Якоб Кагорский[111] отрекся. И казалось, сам Господь ему хотел указать на ошибку, когда очень вскоре призвал к себе сына графа де Линьи[112], который будто дожидался совершеннолетия на нашей земле лишь затем, чтобы вкусить сознательно от радостей неба. Многие еще оставались в живых из тех, кто помнил светлого мальчика кардиналом, кто помнил, как на пороге зрелости стал он епископом и, едва достигши восемнадцати лет, умер в восторге от своей завершенности. Видели тогда и очнувшихся от смертного сна: воздух над могилой, в который, освободясь, излилась чистая жизнь, долго воздействовал на тела. Но не было ли отчаяния в этой чересчур скороспелой святости? Справедливо ли, что чистейший этот состав пронесло через жизнь лишь затем, чтоб еще темнее окрасить ее багрецом века? Не содрогнулась разве земля, когда юный принц от нее оттолкнулся в нетерпеливом своем вознесении? Отчего светящиеся не остаются подольше среди тех, кому так трудно нести светильники? И не эта ли тьма заставила Иоанна XXII утверждать, что до Страшного суда не может быть совершенного блаженства даже и для блаженных? В самом деле, сколько праведной жестокости надо иметь, чтобы воображать, будто, покуда на земле творится такое, где-то кто-то уже купается в сиянии Господа, покоясь средь ангелов, утешенный ненасытным Его созерцанием!
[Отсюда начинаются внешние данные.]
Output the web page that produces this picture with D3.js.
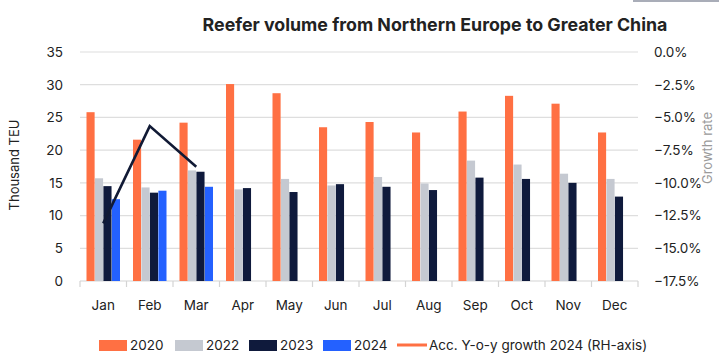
<!DOCTYPE html>
<head>
    <meta charset="utf-8">
    <script src="https://d3js.org/d3.v7.min.js"></script>
    <style>
        body { margin: 0; background: #fff; }
        text { font-family: Inter, "Open Sans", sans-serif; fill: #222; }
    </style>
</head>
<body>
    <div id="chart"></div>
    <script>
        // data
        var months = ["Jan", "Feb", "Mar", "Apr", "May", "Jun", "Jul", "Aug", "Sep", "Oct", "Nov", "Dec"]
        var years = ["2020", "2022", "2023", "2024"]
        var v2020 = [25.8, 21.6, 24.2, 30.1, 28.7, 23.5, 24.3, 22.7, 25.9, 28.3, 27.1, 22.7]
        var v2022 = [15.7, 14.3, 16.9, 14.0, 15.6, 14.6, 15.9, 14.9, 18.4, 17.8, 16.4, 15.6]
        var v2023 = [14.5, 13.5, 16.7, 14.2, 13.6, 14.8, 14.4, 13.9, 15.8, 15.6, 15.0, 12.9]
        var v2024 = [12.5, 13.8, 14.4]
        var growth2024 = [-13.1, -5.66, -8.77]
        var leftTicks = [0, 5, 10, 15, 20, 25, 30, 35]
        var rightTicks = [0, -2.5, -5, -7.5, -10, -12.5, -15, -17.5]

        var colors = {"2020": "#ff7043", "2022": "#c5c9d1", "2023": "#0f1a3c", "2024": "#2461ff"}
        var lineColor = "#111a35"

        var width = 722, height = 361
        var margin = {top: 52, right: 84, bottom: 80, left: 80}

        var svg = d3.select("#chart").append("svg")
            .attr("width", width)
            .attr("height", height)

        var x = d3.scaleBand().domain(months).range([margin.left, width - margin.right])
        var xi = d3.scaleBand().domain(years).range([6.5, x.bandwidth() - 6.5]).paddingInner(0.04)
        var y = d3.scaleLinear().domain([0, 35]).range([height - margin.bottom, margin.top])
        var y2 = d3.scaleLinear().domain([-17.5, 0]).range([height - margin.bottom, margin.top])

        // grid
        svg.append("g").selectAll("line").data(leftTicks.slice(1)).join("line")
            .attr("x1", margin.left).attr("x2", width - margin.right)
            .attr("y1", d => y(d)).attr("y2", d => y(d))
            .attr("stroke", "#dedede").attr("stroke-width", 1.2)

        // left axis
        var la = svg.append("g").attr("transform", "translate(" + margin.left + ",0)")
            .call(d3.axisLeft(y).tickValues(leftTicks).tickSize(0).tickPadding(17))
        la.select(".domain").remove()
        la.selectAll("text").style("font-size", "13.5px").attr("fill", "#222")

        // right axis
        var ra = svg.append("g").attr("transform", "translate(" + (width - margin.right) + ",0)")
            .call(d3.axisRight(y2).tickValues(rightTicks).tickSize(0).tickPadding(16)
                .tickFormat(d => (d === 0 ? "0.0" : d3.format(".1f")(d).replace("-", "\u2212")) + "%"))
        ra.select(".domain").remove()
        ra.selectAll("text").style("font-size", "13.5px").attr("fill", "#222")

        // bottom axis
        var ba = svg.append("g").attr("transform", "translate(0," + y(0) + ")")
        ba.append("line").attr("x1", margin.left).attr("x2", width - margin.right)
            .attr("stroke", "#d4d4d4").attr("stroke-width", 1.2)
        ba.selectAll(".tk").data(months.concat(["end"])).join("line")
            .attr("x1", d => d === "end" ? width - margin.right : x(d))
            .attr("x2", d => d === "end" ? width - margin.right : x(d))
            .attr("y1", 0).attr("y2", 6)
            .attr("stroke", "#d4d4d4").attr("stroke-width", 1.2)
        ba.selectAll("text").data(months).join("text")
            .attr("x", d => x(d) + x.bandwidth() / 2)
            .attr("y", 29)
            .attr("text-anchor", "middle")
            .style("font-size", "13.5px")
            .text(d => d)

        // bars
        var series = {"2020": v2020, "2022": v2022, "2023": v2023, "2024": v2024}
        years.forEach(function(yr) {
            svg.append("g").selectAll("rect").data(series[yr]).join("rect")
                .attr("x", (d, i) => x(months[i]) + xi(yr))
                .attr("width", xi.bandwidth())
                .attr("y", d => y(d))
                .attr("height", d => y(0) - y(d))
                .attr("fill", colors[yr])
        })

        // growth line
        var line = d3.line()
            .x((d, i) => x(months[i]) + x.bandwidth() / 2)
            .y(d => y2(d))
        svg.append("path").datum(growth2024)
            .attr("d", line)
            .attr("fill", "none")
            .attr("stroke", lineColor)
            .attr("stroke-width", 2.6)

        // title
        svg.append("text")
            .attr("x", 435).attr("y", 31)
            .attr("text-anchor", "middle")
            .style("font-size", "17.8px").style("font-weight", "bold")
            .attr("fill", "#111")
            .text("Reefer volume from Northern Europe to Greater China")

        // axis titles
        svg.append("text")
            .attr("transform", "translate(19,165) rotate(-90)")
            .attr("text-anchor", "middle")
            .style("font-size", "13px")
            .text("Thousand TEU")
        svg.append("text")
            .attr("transform", "translate(712,148) rotate(-90)")
            .attr("text-anchor", "middle")
            .style("font-size", "13px")
            .style("fill", "#9a9a9a")
            .text("Growth rate")

        // top right decoration line
        svg.append("line").attr("x1", 633).attr("x2", 719).attr("y1", 1).attr("y2", 1)
            .attr("stroke", "#a9adb8").attr("stroke-width", 2)

        // legend
        var legendItems = [
            {label: "2020", color: colors["2020"], x: 99, type: "rect"},
            {label: "2022", color: colors["2022"], x: 175, type: "rect"},
            {label: "2023", color: colors["2023"], x: 249, type: "rect"},
            {label: "2024", color: colors["2024"], x: 323, type: "rect"},
            {label: "Acc. Y-o-y growth 2024 (RH-axis)", color: colors["2020"], x: 397, type: "line"}
        ]
        var lg = svg.append("g").selectAll("g").data(legendItems).join("g")
            .attr("transform", d => "translate(" + d.x + ",345)")
        lg.filter(d => d.type === "rect").append("rect")
            .attr("x", 0).attr("y", -5).attr("width", 28).attr("height", 11)
            .attr("fill", d => d.color)
        lg.filter(d => d.type === "line").append("line")
            .attr("x1", 0).attr("x2", 30).attr("y1", 0).attr("y2", 0)
            .attr("stroke", d => d.color).attr("stroke-width", 3)
        lg.append("text")
            .attr("x", d => d.type === "line" ? 32 : 31)
            .attr("y", 5)
            .style("font-size", "13.5px")
            .text(d => d.label)
    </script>
</body>
</html>
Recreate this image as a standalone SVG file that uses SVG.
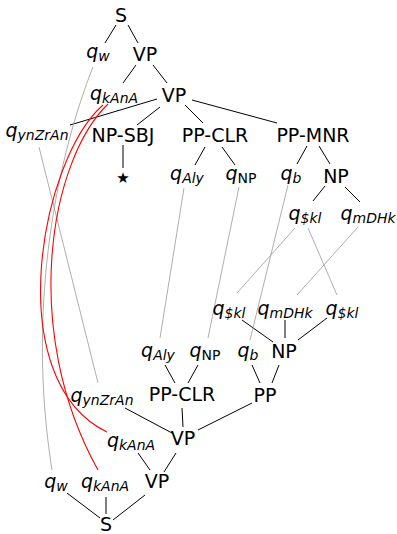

Вот сижу я холодной ночью и пишу, и я все это знаю. Знаю, может быть, оттого, что мне встретился тот человек, когда я был маленький. Он был очень высокий, я даже думаю, он был необыкновенно высокий.
Как ни странно, мне удалось к вечеру улизнуть из дому. Я бежал бегом. Я завернул за угол, и в тот же миг я с ним столкнулся. Сам не понимаю, как все вместе могло произойти за пять секунд. Как ни сжимай рассказ рассказывать дольше. Я столкнулся с ним и об него ударился. Я был еще маленький, я очень гордился тем, что не расплакался, и в то же время невольно ждал, что меня станут утешать. Он меня не утешал, и я решил, что он стесняется, что он не находит слов, чтобы все обратить в шутку. Я хотел прийти к нему на выручку; но для этого надо было взглянуть ему в лицо. Я уже сказал — он был высокий. И он не наклонился ко мне, как было бы естественно, а потому оставался на такой высоте, какой я и не ожидал. Передо мной ничего не было — только запах да особенная какая-то жесткость одежды. И вдруг появилось — лицо. Какое? Не знаю. Не хочу знать. Лицо врага. И рядом с этим лицом, совсем рядом, на уровне страшных глаз, как вторая голова — был кулак. Прежде чем я успел увернуться, я уже бежал. Я нырнул влево, я вбежал в пустую, жуткую улицу, улицу чужого города, где нет ничему прощенья.